4. The Offering is being made by way of prospectus (the Prospectus) in the United Kingdom and certain other jurisdictions where the extension or availability of the Offering would not breach any applicable law.
5. It is contemplated that the Offering will be made by way of a private placement (the Private Placement) in the Canadian provinces of Ontario and Quebec.
6. In connection with the Private Placement, it is expected that prospective investors in Ontario and Quebec will be provided with either a preliminary and final, or just final, Canadian offering memorandum that includes, as applicable, the preliminary or final Prospectus (collectively the Offering Memoranda).
7. Each prospective investor in Ontario or Quebec will be an "accredited investor" in accordance with National Instrument 45-106 Prospectus and Registration Exemptions or a "permitted client" in accordance with National Instrument 31-103 Registration Requirements and Exemptions.

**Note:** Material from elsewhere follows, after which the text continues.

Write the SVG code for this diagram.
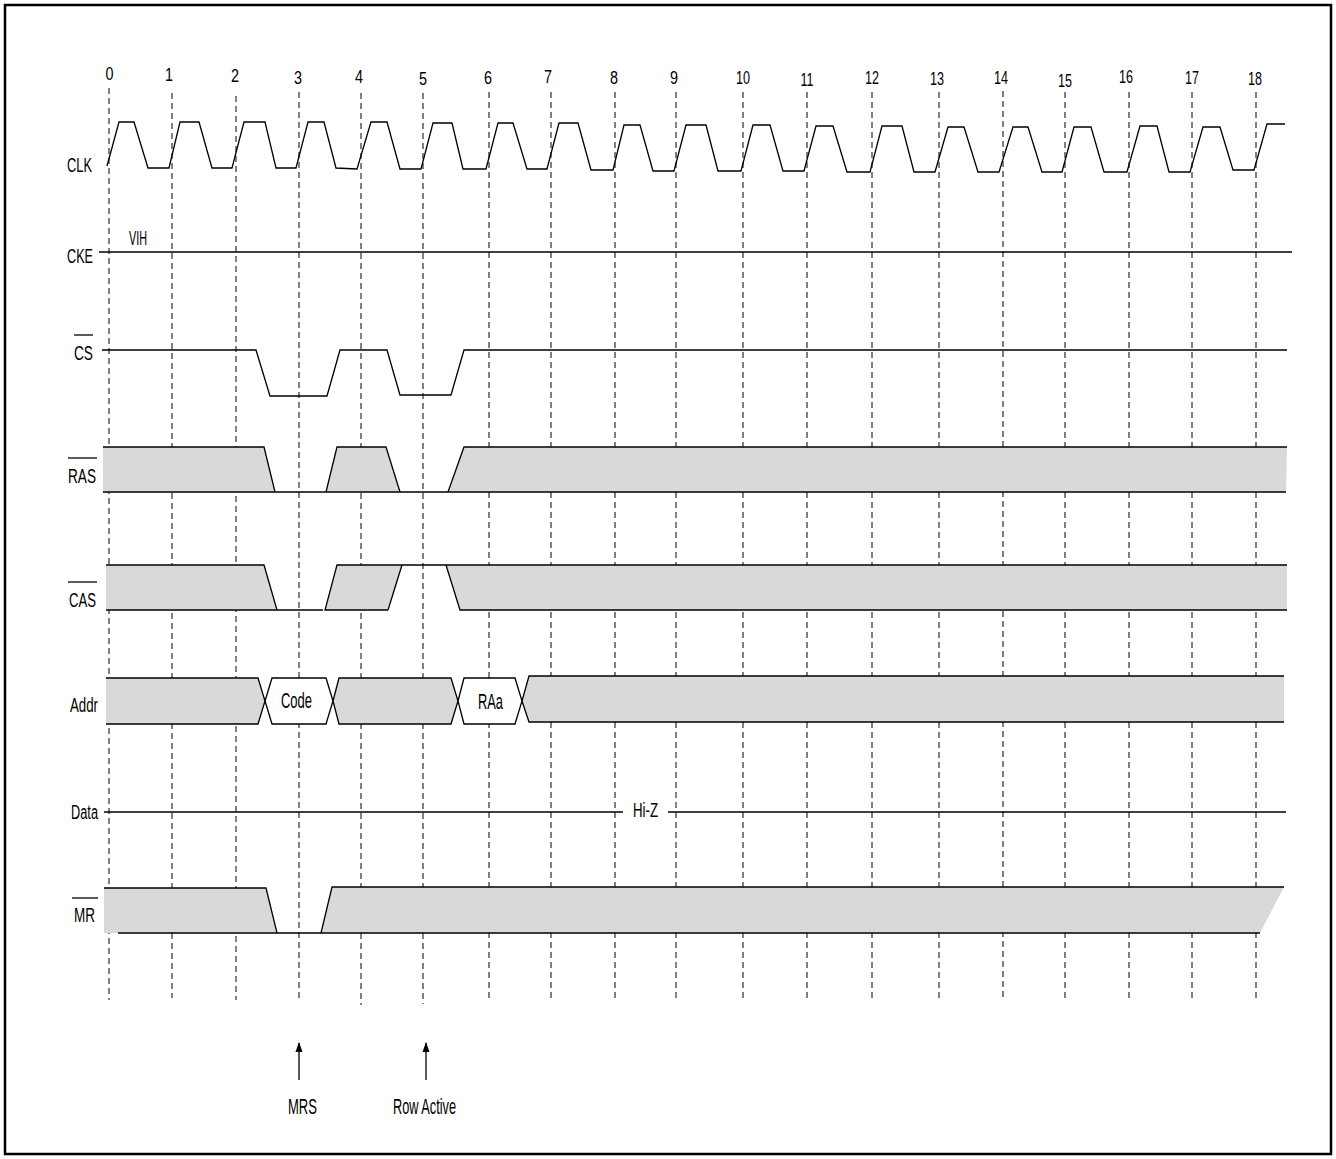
<svg xmlns="http://www.w3.org/2000/svg" width="1336" height="1159" viewBox="0 0 1336 1159">
<style>
text{font-family:"Liberation Sans",Arial,sans-serif;fill:#000}
.num{font-size:17.5px;text-anchor:middle}
.lbl{font-size:20px}
.big{font-size:21.5px}
.grid{stroke:#000;stroke-width:1;stroke-dasharray:6,4;fill:none}
.w{stroke:#000;stroke-width:1.3;fill:none}
.bus{fill:#d9d9d9;stroke:none}
.hex{fill:#fff;stroke:#000;stroke-width:1.3}
</style>
<defs>
<marker id="ah" viewBox="0 0 10 8" refX="9" refY="4" markerWidth="10" markerHeight="8" markerUnits="userSpaceOnUse" orient="auto">
<path d="M0,0.5 L10,4 L0,7.5 Z" fill="#000"/>
</marker>
</defs>
<rect x="0" y="0" width="1336" height="1159" fill="#fff"/>
<rect x="5" y="5" width="1326" height="1149" fill="none" stroke="#000" stroke-width="2.5"/>

<g id="grid">
<line class="grid" x1="109" y1="88" x2="109" y2="1000"/>
<line class="grid" x1="172" y1="93" x2="172" y2="998"/>
<line class="grid" x1="236" y1="96" x2="236" y2="1000"/>
<line class="grid" x1="299" y1="92" x2="299" y2="1002"/>
<line class="grid" x1="361" y1="93" x2="361" y2="1005"/>
<line class="grid" x1="423" y1="93" x2="423" y2="1004"/>
<line class="grid" x1="489" y1="92" x2="489" y2="1002"/>
<line class="grid" x1="551" y1="92" x2="551" y2="1000"/>
<line class="grid" x1="615" y1="92" x2="615" y2="1000"/>
<line class="grid" x1="676" y1="92" x2="676" y2="1000"/>
<line class="grid" x1="743" y1="92" x2="743" y2="1000"/>
<line class="grid" x1="807" y1="92" x2="807" y2="1000"/>
<line class="grid" x1="872" y1="92" x2="872" y2="1000"/>
<line class="grid" x1="939" y1="92" x2="939" y2="1000"/>
<line class="grid" x1="1003" y1="91" x2="1003" y2="1000"/>
<line class="grid" x1="1065" y1="92" x2="1065" y2="1000"/>
<line class="grid" x1="1129" y1="92" x2="1129" y2="1000"/>
<line class="grid" x1="1192" y1="92" x2="1192" y2="1000"/>
<line class="grid" x1="1256" y1="92" x2="1256" y2="1000"/>
</g>

<g id="cycle-numbers">
<text class="num" x="109.5" y="80" textLength="8" lengthAdjust="spacingAndGlyphs">0</text>
<text class="num" x="169" y="81" textLength="8" lengthAdjust="spacingAndGlyphs">1</text>
<text class="num" x="235" y="82" textLength="8" lengthAdjust="spacingAndGlyphs">2</text>
<text class="num" x="298" y="84" textLength="8" lengthAdjust="spacingAndGlyphs">3</text>
<text class="num" x="359" y="83" textLength="8" lengthAdjust="spacingAndGlyphs">4</text>
<text class="num" x="423" y="85" textLength="8" lengthAdjust="spacingAndGlyphs">5</text>
<text class="num" x="488" y="84" textLength="8" lengthAdjust="spacingAndGlyphs">6</text>
<text class="num" x="548" y="83" textLength="8" lengthAdjust="spacingAndGlyphs">7</text>
<text class="num" x="614" y="84" textLength="8" lengthAdjust="spacingAndGlyphs">8</text>
<text class="num" x="674" y="84" textLength="8" lengthAdjust="spacingAndGlyphs">9</text>
<text class="num" x="743" y="84" textLength="14" lengthAdjust="spacingAndGlyphs">10</text>
<text class="num" x="807" y="86" textLength="13" lengthAdjust="spacingAndGlyphs">11</text>
<text class="num" x="872" y="84" textLength="14" lengthAdjust="spacingAndGlyphs">12</text>
<text class="num" x="937" y="85" textLength="14" lengthAdjust="spacingAndGlyphs">13</text>
<text class="num" x="1001" y="84" textLength="14" lengthAdjust="spacingAndGlyphs">14</text>
<text class="num" x="1065" y="87" textLength="14" lengthAdjust="spacingAndGlyphs">15</text>
<text class="num" x="1126" y="83" textLength="14" lengthAdjust="spacingAndGlyphs">16</text>
<text class="num" x="1192" y="84" textLength="14" lengthAdjust="spacingAndGlyphs">17</text>
<text class="num" x="1255" y="85" textLength="14" lengthAdjust="spacingAndGlyphs">18</text>
</g>

<g id="clk">
<text class="lbl" x="67" y="172" textLength="25" lengthAdjust="spacingAndGlyphs">CLK</text>
<polyline class="w" points="107,166 119,122 134,122 148,168 169,168 180,122 199,122 212,168 232,168 244,122 265,122 276,168 296,168 308,122 324,122 336,168 357,169 371,122 387,122 400,169 421,169 433,123 452,123 463,169 486,169 498,123 513,123 527,169 547,169 559,123 578,123 591,170 613,170 624,125 640,125 653,171 674,171 686,125 706,125 718,171 741,171 753,125 770,125 783,171 804,171 816,126 833,126 847,172 870,172 882,126 902,126 914,172 935,172 948,127 964,127 978,172 999,172 1013,127 1028,127 1042,172 1062,172 1074,127 1091,127 1104,172 1127,172 1140,126 1157,126 1169,172 1190,172 1203,127 1220,127 1233,170 1254,170 1267,124 1285,124"/>
</g>

<g id="cke">
<text class="lbl" x="67" y="263" textLength="26" lengthAdjust="spacingAndGlyphs">CKE</text>
<text class="lbl" x="129" y="245" textLength="18" lengthAdjust="spacingAndGlyphs">VIH</text>
<line class="w" x1="99" y1="252" x2="1292" y2="252"/>
</g>

<g id="cs">
<text class="lbl" x="74" y="360" textLength="19" lengthAdjust="spacingAndGlyphs">CS</text>
<line class="w" x1="74" y1="335" x2="93" y2="335"/>
<polyline class="w" points="102,350 256,350 270,396 327,396 340,350 387,350 400,395 451,395 464,350 1287,350"/>
</g>

<g id="ras">
<text class="lbl" x="68" y="483" textLength="28" lengthAdjust="spacingAndGlyphs">RAS</text>
<line class="w" x1="68" y1="458" x2="97" y2="458"/>
<polygon class="bus" points="103,447 264,447 275,492 103,492"/>
<polygon class="bus" points="326,492 337,447 386,447 400,492"/>
<polygon class="bus" points="448,492 464,447 1287,447 1286,492"/>
<polyline class="w" points="103,447 264,447 275,492"/>
<polyline class="w" points="326,492 337,447 386,447 400,492"/>
<polyline class="w" points="448,492 464,447 1287,447"/>
<line class="w" x1="103" y1="492" x2="1286" y2="492"/>
</g>

<g id="cas">
<text class="lbl" x="69" y="607" textLength="27" lengthAdjust="spacingAndGlyphs">CAS</text>
<line class="w" x1="68" y1="582" x2="97" y2="582"/>
<polygon class="bus" points="106,565 264,565 277,610 106,610"/>
<polygon class="bus" points="325,610 337,565 402,565 388,610"/>
<polygon class="bus" points="446,565 1287,565 1287,610 460,610"/>
<polyline class="w" points="106,565 264,565 277,610"/>
<line class="w" x1="106" y1="610" x2="323" y2="610"/>
<polyline class="w" points="388,610 325,610 337,565 1287,565"/>
<line class="w" x1="402" y1="565" x2="388" y2="610"/>
<polyline class="w" points="446,565 460,610 1287,610"/>
</g>

<g id="addr">
<text class="lbl" x="70" y="712" textLength="28" lengthAdjust="spacingAndGlyphs">Addr</text>
<polygon class="bus" points="106,678 258,678 265,701 258,724 106,724"/>
<polyline class="w" points="106,678 258,678 265,701 258,724 106,724"/>
<polygon class="hex" points="265,701 272,678 326,678 333,701 326,724 272,724"/>
<polygon class="bus" points="333,701 339,678 451,678 458,701 451,724 339,724"/>
<polygon class="w" points="333,701 339,678 451,678 458,701 451,724 339,724"/>
<polygon class="hex" points="458,701 464,678 515,678 522,701 515,724 464,724"/>
<polygon class="bus" points="522,701 529,676 1284,676 1284,722 529,722"/>
<polyline class="w" points="1284,676 529,676 522,701 529,722 1284,722"/>
<text class="big" x="281" y="708" textLength="31" lengthAdjust="spacingAndGlyphs">Code</text>
<text class="big" x="478" y="709" textLength="25" lengthAdjust="spacingAndGlyphs">RAa</text>
</g>

<g id="data">
<text class="lbl" x="71" y="819" textLength="27" lengthAdjust="spacingAndGlyphs">Data</text>
<line class="w" x1="104" y1="812" x2="623" y2="812"/>
<line class="w" x1="668" y1="812" x2="1286" y2="812"/>
<text class="lbl" x="633" y="817" textLength="25" lengthAdjust="spacingAndGlyphs">Hi-Z</text>
</g>

<g id="mr">
<text class="lbl" x="74" y="922" textLength="21" lengthAdjust="spacingAndGlyphs">MR</text>
<line class="w" x1="72" y1="898" x2="98" y2="898"/>
<polygon class="bus" points="104,888 266,888 277,933 104,933"/>
<polygon class="bus" points="321,933 332,887 1284,887 1260,933"/>
<polyline class="w" points="104,888 266,888 277,933"/>
<polyline class="w" points="321,933 332,887 1284,887"/>
<line class="w" x1="118" y1="933" x2="1260" y2="933" style="stroke-width:1.6"/>
</g>

<g id="connectors">
<line class="w" x1="299" y1="1080" x2="299" y2="1043" marker-end="url(#ah)"/>
<line class="w" x1="426" y1="1080" x2="426" y2="1043" marker-end="url(#ah)"/>
</g>

<g id="events">
<text class="big" x="288" y="1114" textLength="29" lengthAdjust="spacingAndGlyphs">MRS</text>
<text class="big" x="393" y="1114" textLength="63" lengthAdjust="spacingAndGlyphs">Row Active</text>
</g>
</svg>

8. The placement agent in Canada for the Private Placement (the Placement Agent) will, when distributing securities to residents of Ontario, rely on appropriate exemptions from the prospectus requirements and will either (i) rely on the "international dealer" exemption to the registration requirements or (ii) be a dealer registered under the securities laws of Ontario.
9. The Offering Memoranda will contain representations identical or substantially similar to the following (the Listing Representations):
a. "Applications will be made to the Financial Conduct Authority for the New Ordinary Shares to be admitted to listing on the premium segment of the Official List and to be admitted to trading on the London Stock Exchange's main market for listed securities and application has been made to the Toronto Stock Exchange to list the New Ordinary Shares.
b. It is expected that Admission will become effective and that dealings in the New Ordinary Shares will commence at 8:00 a.m. on [•] 2014 on the London Stock Exchange's main market for listed securities and at market open on [•] 2014 on the Toronto Stock Exchange.
10. No approval for the listing of the Ordinary Shares on the LSE, conditional or otherwise, has been granted, nor has such stock exchange consented to, nor indicated that they do not object to, the Listing Representations.
11. The Filer seeks permission to include the Listing Representations in the Offering Memoranda to be provided and made available to prospective Ontario purchasers.
Based upon the representations above and the representations contained in your Application, permission is hereby granted pursuant to subsection 38(3) of the Securities Act (Ontario) to include the Listing Representations (through the incorporation of the preliminary or final Prospectus, as the case may be) in the Offering Memoranda to be provided to or made available to prospective Ontario purchasers.